» **TASK OBJECTIVE**
Search the material below for the string "chart" and extract each line that has it.

------------------------------------------------

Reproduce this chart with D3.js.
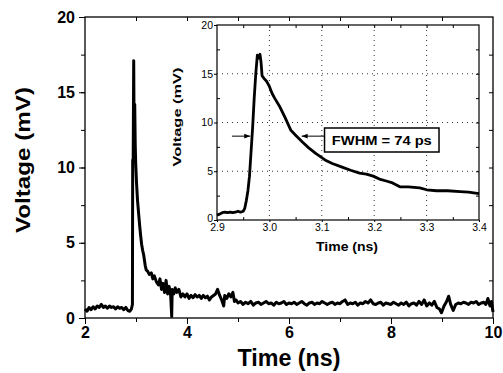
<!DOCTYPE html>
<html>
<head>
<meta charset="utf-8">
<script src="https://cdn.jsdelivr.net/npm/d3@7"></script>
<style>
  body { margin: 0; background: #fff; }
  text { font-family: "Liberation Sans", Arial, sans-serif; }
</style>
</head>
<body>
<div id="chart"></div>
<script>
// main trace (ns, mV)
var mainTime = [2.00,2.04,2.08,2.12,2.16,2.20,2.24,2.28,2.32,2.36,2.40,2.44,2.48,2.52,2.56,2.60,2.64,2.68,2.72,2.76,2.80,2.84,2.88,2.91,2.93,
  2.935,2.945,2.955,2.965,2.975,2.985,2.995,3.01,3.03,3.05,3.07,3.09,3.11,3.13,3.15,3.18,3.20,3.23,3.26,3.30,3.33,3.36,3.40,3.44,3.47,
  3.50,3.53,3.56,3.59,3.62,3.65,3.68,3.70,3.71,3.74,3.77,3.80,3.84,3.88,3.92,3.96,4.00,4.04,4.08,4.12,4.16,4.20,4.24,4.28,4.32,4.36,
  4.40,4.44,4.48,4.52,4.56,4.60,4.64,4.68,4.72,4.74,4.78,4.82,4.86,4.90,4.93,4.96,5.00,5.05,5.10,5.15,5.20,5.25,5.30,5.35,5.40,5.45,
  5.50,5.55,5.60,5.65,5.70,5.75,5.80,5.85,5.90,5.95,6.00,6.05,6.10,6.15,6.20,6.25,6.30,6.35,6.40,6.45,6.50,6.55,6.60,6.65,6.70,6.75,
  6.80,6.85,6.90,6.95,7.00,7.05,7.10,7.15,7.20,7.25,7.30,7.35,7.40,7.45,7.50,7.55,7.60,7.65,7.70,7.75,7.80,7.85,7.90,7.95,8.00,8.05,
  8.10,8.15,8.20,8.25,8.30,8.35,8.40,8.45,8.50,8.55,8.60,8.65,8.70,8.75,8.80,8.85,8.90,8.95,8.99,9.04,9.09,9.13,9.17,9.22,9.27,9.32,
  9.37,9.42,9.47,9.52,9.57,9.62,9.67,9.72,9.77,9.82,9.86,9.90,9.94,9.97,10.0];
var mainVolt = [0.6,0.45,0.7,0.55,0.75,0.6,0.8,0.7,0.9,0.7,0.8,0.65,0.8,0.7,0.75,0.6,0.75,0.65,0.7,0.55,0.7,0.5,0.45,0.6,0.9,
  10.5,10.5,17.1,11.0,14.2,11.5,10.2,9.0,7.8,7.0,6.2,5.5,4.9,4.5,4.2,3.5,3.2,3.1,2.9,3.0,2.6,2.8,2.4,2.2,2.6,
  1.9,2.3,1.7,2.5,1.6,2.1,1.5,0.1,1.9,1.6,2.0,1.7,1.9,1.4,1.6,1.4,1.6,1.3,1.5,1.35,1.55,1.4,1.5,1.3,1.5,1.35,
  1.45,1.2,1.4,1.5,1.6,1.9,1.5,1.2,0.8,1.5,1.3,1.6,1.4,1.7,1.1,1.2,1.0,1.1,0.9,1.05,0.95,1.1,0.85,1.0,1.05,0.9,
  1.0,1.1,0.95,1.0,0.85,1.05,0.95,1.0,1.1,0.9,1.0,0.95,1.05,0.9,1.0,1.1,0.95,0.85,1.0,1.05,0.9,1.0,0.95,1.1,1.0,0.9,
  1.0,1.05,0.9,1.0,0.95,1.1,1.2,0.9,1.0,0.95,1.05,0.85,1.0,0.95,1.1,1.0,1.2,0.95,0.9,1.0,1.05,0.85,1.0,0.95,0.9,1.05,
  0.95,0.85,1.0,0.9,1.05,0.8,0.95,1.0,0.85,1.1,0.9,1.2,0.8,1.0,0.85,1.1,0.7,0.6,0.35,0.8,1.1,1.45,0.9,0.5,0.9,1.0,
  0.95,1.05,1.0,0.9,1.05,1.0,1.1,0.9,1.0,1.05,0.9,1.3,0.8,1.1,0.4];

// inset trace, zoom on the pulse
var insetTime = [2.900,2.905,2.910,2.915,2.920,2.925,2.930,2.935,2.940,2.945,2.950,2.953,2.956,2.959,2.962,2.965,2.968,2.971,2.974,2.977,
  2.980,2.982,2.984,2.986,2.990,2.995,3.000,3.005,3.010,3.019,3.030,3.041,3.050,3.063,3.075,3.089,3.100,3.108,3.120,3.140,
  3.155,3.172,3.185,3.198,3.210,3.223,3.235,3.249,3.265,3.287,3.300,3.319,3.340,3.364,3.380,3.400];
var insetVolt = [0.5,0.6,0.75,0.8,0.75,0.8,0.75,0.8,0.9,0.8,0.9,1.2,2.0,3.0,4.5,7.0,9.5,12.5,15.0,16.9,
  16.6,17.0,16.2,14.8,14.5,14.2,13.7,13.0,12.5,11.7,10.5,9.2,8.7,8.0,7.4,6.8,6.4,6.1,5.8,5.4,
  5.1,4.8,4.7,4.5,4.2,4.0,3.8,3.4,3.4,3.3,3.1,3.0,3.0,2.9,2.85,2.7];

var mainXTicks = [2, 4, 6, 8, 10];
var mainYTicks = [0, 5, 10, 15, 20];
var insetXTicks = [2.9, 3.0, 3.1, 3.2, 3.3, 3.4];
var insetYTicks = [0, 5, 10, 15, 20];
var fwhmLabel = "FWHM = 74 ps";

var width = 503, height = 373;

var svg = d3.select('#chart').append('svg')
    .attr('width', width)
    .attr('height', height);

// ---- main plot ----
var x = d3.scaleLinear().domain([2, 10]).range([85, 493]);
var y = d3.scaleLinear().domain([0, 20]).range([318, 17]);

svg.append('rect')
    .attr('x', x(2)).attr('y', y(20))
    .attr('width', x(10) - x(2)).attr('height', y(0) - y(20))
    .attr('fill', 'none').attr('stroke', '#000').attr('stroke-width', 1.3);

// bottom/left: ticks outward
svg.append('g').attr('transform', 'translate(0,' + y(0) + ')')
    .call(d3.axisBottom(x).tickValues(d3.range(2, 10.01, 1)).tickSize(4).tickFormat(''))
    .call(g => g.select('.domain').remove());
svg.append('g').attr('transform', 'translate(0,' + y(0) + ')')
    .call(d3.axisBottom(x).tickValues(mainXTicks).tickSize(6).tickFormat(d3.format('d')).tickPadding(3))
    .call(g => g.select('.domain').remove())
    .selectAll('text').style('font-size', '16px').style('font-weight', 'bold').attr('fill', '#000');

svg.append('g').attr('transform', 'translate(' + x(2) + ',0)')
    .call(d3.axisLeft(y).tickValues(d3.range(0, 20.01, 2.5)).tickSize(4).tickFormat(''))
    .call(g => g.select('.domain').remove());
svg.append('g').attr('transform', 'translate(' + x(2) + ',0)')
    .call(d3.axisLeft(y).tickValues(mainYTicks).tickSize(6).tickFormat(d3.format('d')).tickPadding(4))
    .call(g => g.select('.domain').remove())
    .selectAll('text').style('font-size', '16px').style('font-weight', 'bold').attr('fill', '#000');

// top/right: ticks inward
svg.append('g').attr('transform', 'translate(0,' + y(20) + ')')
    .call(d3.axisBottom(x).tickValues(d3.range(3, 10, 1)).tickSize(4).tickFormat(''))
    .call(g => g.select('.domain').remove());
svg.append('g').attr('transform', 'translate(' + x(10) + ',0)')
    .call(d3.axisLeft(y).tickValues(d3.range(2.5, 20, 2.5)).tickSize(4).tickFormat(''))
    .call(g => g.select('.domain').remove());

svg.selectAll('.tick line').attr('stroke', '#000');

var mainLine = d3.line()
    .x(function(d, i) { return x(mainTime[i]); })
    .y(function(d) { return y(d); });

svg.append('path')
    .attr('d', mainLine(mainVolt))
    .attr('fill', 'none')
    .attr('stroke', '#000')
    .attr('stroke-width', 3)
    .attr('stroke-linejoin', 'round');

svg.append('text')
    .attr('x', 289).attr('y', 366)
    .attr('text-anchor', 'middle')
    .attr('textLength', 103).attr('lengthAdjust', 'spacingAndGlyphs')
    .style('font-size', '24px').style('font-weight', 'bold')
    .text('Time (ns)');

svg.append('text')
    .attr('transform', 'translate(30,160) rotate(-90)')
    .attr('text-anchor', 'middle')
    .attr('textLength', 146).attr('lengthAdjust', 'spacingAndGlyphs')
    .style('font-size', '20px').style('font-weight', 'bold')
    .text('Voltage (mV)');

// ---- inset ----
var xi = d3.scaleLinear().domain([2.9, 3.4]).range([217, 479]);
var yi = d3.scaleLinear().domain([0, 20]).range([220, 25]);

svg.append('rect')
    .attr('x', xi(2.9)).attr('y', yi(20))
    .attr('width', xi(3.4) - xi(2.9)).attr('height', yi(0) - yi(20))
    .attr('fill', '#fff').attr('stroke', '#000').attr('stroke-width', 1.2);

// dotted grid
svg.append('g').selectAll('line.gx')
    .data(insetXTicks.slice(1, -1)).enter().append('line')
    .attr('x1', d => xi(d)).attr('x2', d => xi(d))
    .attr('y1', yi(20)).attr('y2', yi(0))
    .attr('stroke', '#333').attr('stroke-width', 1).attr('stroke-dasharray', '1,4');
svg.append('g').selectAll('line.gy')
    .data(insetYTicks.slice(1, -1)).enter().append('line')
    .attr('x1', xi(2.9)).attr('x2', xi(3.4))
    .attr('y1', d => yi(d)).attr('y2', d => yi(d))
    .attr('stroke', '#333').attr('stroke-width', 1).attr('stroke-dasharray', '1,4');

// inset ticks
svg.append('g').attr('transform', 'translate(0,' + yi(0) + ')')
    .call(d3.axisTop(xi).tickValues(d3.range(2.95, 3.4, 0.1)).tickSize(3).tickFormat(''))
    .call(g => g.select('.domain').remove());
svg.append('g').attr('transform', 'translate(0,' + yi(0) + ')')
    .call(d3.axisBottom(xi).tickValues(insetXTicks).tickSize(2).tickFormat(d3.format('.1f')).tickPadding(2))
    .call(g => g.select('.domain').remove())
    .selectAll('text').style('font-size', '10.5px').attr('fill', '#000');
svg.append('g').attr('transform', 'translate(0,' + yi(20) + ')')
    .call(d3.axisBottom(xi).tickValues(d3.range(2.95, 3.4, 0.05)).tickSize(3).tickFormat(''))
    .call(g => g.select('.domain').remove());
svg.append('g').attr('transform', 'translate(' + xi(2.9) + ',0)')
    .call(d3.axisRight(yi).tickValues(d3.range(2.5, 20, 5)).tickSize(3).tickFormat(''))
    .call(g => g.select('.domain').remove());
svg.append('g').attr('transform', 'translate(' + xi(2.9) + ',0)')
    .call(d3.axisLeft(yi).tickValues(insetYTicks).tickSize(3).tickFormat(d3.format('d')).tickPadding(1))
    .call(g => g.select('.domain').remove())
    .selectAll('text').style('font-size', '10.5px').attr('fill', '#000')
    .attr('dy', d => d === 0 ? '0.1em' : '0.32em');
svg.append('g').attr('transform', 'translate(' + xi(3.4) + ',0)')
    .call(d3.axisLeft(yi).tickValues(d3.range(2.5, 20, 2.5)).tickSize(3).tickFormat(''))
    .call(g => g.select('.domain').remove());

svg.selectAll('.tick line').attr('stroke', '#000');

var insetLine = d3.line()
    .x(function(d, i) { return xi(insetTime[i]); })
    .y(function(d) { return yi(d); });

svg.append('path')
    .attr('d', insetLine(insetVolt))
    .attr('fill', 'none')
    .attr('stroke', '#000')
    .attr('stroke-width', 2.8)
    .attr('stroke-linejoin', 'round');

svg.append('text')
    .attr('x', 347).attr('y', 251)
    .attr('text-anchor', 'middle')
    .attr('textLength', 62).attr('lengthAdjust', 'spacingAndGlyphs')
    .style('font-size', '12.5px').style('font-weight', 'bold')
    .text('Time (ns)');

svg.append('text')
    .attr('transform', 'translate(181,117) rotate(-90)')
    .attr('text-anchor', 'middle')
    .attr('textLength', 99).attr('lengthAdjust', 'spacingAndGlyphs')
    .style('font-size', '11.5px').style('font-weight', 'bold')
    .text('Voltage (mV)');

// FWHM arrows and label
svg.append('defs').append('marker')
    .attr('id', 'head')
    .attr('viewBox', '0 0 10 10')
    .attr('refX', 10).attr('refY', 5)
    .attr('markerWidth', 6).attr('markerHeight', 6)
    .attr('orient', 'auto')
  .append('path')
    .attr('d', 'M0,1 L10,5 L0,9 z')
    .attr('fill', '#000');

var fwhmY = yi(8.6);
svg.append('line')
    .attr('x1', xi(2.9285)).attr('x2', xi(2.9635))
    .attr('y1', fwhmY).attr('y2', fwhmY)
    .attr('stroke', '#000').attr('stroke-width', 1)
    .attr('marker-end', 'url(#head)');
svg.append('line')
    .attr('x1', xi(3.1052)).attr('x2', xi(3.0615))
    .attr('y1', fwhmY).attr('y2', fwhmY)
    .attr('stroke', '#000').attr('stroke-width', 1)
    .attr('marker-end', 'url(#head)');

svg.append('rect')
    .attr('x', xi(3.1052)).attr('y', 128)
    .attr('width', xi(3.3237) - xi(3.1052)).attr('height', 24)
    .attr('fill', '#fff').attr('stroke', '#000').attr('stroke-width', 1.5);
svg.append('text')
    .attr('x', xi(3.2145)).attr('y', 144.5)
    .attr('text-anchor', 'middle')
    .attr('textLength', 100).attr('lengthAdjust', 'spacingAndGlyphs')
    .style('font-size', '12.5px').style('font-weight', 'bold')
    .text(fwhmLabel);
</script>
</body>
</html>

------------------------------------------------

» **REPLY TO THE TASK**
Reproduce this chart with D3.js.
<div id="chart"></div>
var svg = d3.select('#chart').append('svg')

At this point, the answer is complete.